After high school and a short stint in the Navy, Mr. Joe returned to the coast to take over the family business. When a hurricane took the building in 1947, he built it again and focused only on oysters. When Camille hit in 1969, he came back yet again, but this time, he transitioned the focus of the company to unload shrimp boats right off the bayou next to his operation that he named M&M Shrimp Company.

Mr. Joe passed away in 2001 at the age of 73. This man loved the shrimp business. The day before he passed away in his sleep, he was up at the plant working. He always said he wouldn’t quit working until the day he died. About a year later Jonathan stepped in and took over operations.

“A long time ago, we used to clean shrimp on the tables instead of an inspection belt like we do now,” he says. “He’d be right in the middle of the women cleaning shrimp with them and he would hum the whole time. He was known for his humming. He loved being in the business and there just wasn’t anything better for him.”

Mr. Joe had a great impact on Mark as well. In 1995, Mark decided to follow in the footsteps of his family’s strong relationship with the seafood industry by purchasing Biloxi Freezing, which at that time, operated as a specialty business that hand-peeled and headed shrimp for other clients in town, but mostly froze shrimp for Mr. Joe’s business.

“Mr. Joe and I started working closely together and he took me on sales trips, and Suarez Seafood became our biggest customer,” Mark says. “He took me under his wing and taught me what goes on in the plant. We used to drive up to meet customers, and he’d say, ‘you gotta listen to what they are tellin’ ya and if they want product a certain way, we gotta make sure we get the product for them the way they want it.”

“Even though we’re not related, Mark’s family has the same history in the shrimp business as my family, and we converged,” Jonathan says. “And just like my grandfather, we love what we do and are passionate about what we do. We want future generations to have the same opportunity as we did in this business.”

The Mavar Heritage

Mark also grew up in the seafood business, so learning the ropes wasn’t exactly new for him, but he appreciated Mr.

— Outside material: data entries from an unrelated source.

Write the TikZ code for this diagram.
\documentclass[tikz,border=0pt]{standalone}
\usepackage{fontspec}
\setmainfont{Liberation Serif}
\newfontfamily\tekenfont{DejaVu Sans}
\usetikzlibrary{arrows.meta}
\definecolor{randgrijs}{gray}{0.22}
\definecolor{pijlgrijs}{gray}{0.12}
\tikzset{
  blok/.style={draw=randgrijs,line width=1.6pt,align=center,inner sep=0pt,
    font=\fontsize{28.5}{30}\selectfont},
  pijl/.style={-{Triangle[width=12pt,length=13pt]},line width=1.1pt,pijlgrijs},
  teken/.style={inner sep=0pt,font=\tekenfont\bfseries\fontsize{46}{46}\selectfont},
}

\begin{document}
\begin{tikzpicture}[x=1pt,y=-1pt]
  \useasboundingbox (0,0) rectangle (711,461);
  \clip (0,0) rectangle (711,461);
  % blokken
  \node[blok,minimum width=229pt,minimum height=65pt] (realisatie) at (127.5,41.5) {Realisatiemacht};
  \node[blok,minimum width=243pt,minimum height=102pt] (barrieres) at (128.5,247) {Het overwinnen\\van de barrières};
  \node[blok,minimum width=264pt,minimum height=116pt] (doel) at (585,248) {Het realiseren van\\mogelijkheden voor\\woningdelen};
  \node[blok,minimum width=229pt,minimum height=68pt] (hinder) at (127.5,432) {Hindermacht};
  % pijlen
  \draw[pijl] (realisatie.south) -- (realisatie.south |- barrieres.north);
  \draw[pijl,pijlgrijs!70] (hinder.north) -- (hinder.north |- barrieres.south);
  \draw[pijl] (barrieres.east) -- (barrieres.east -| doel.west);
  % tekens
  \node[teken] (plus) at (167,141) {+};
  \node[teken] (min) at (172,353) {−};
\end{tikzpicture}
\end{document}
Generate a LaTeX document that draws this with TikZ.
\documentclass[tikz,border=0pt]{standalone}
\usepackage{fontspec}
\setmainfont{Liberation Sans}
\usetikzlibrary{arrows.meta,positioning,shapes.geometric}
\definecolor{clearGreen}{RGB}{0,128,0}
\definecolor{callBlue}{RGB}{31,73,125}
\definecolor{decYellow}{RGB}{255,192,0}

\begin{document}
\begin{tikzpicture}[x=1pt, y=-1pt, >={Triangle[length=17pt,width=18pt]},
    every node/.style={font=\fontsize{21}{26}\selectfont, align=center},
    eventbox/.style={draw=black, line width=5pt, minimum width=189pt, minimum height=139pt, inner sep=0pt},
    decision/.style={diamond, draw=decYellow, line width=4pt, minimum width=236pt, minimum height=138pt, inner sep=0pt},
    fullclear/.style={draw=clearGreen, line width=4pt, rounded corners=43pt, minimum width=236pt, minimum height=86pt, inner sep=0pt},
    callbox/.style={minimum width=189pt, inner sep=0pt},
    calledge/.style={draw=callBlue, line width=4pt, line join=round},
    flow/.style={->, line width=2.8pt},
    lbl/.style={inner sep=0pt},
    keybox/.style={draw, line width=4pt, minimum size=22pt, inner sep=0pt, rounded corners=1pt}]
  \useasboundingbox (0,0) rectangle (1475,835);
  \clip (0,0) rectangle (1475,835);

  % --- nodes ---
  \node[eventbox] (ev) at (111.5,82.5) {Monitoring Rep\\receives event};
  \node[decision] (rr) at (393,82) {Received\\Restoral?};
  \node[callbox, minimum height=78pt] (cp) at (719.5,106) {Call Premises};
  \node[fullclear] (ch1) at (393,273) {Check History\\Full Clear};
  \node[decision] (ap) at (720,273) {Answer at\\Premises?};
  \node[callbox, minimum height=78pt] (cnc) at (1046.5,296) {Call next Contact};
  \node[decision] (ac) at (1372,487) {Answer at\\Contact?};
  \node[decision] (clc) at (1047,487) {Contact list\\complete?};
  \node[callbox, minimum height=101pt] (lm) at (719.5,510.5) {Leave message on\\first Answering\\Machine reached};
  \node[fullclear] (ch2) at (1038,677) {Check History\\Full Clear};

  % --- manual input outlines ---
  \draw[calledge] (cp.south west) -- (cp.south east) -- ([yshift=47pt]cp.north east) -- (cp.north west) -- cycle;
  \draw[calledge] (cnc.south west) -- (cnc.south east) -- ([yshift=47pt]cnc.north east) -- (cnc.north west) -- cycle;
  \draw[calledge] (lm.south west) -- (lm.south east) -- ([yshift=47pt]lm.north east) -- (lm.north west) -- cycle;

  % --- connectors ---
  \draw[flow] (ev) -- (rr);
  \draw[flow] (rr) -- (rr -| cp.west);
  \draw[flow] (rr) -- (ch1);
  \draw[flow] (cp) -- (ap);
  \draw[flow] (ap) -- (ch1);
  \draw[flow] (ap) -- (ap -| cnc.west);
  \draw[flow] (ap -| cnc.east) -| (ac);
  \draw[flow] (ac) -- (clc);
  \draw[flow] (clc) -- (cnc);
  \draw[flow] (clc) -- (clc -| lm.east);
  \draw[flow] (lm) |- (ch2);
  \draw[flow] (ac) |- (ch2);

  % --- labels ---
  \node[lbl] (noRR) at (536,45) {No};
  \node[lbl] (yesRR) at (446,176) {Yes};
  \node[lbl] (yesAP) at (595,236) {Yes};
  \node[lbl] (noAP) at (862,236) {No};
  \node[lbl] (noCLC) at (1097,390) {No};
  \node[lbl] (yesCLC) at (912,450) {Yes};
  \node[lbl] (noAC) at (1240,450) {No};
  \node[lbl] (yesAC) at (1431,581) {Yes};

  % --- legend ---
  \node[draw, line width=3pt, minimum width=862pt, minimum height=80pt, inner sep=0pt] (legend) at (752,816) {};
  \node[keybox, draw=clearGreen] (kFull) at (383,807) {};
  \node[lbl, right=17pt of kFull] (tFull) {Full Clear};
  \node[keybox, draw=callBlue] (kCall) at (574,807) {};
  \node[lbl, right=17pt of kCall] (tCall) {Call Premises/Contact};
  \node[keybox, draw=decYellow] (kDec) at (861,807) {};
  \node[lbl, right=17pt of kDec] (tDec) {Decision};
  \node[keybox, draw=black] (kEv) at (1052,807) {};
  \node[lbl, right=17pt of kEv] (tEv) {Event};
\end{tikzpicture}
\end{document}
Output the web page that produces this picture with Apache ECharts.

Joe’s “hands on” approach, and his passion for honesty and a quality product, much like his father, Victor Mavar, and his grandfather, John Mavar Sr.

The Mavar seafood legacy began when John emigrated to Biloxi from Croatia in 1898 and later became a deckhand on schooners, while his wife, Olivia Skrmetta, ran a grocery store. By 1926, he owned his own boat, was an experienced commercial fisherman, and had saved enough money to buy a small piece of property on the beach to unload boats, which eventually led to the successful entrepreneurial venture of Mavar Shrimp & Oyster Company.

Victor and his brothers followed their father into the business, and at one point, it was the largest canner of shrimp and oysters in the Gulf of Mexico. However, as refrigeration and freezers were introduced in homes, the need for canning seafood significantly declined.

After some innovative thinking, in 1961, the Mavars continued to utilize the canning equipment by transitioning into the cat food business under the Kozy Kitten label until the company was sold in 1987.

When Hurricane Katrina hit in 2005, it devastated the Mississippi Gulf Coast. But, as fate would have it, a silver lining was found when Katrina created an opportunity for Biloxi Freezing and M&M Shrimp Company to merge and moved forward as one profitable company founded on nearly two centuries of experience.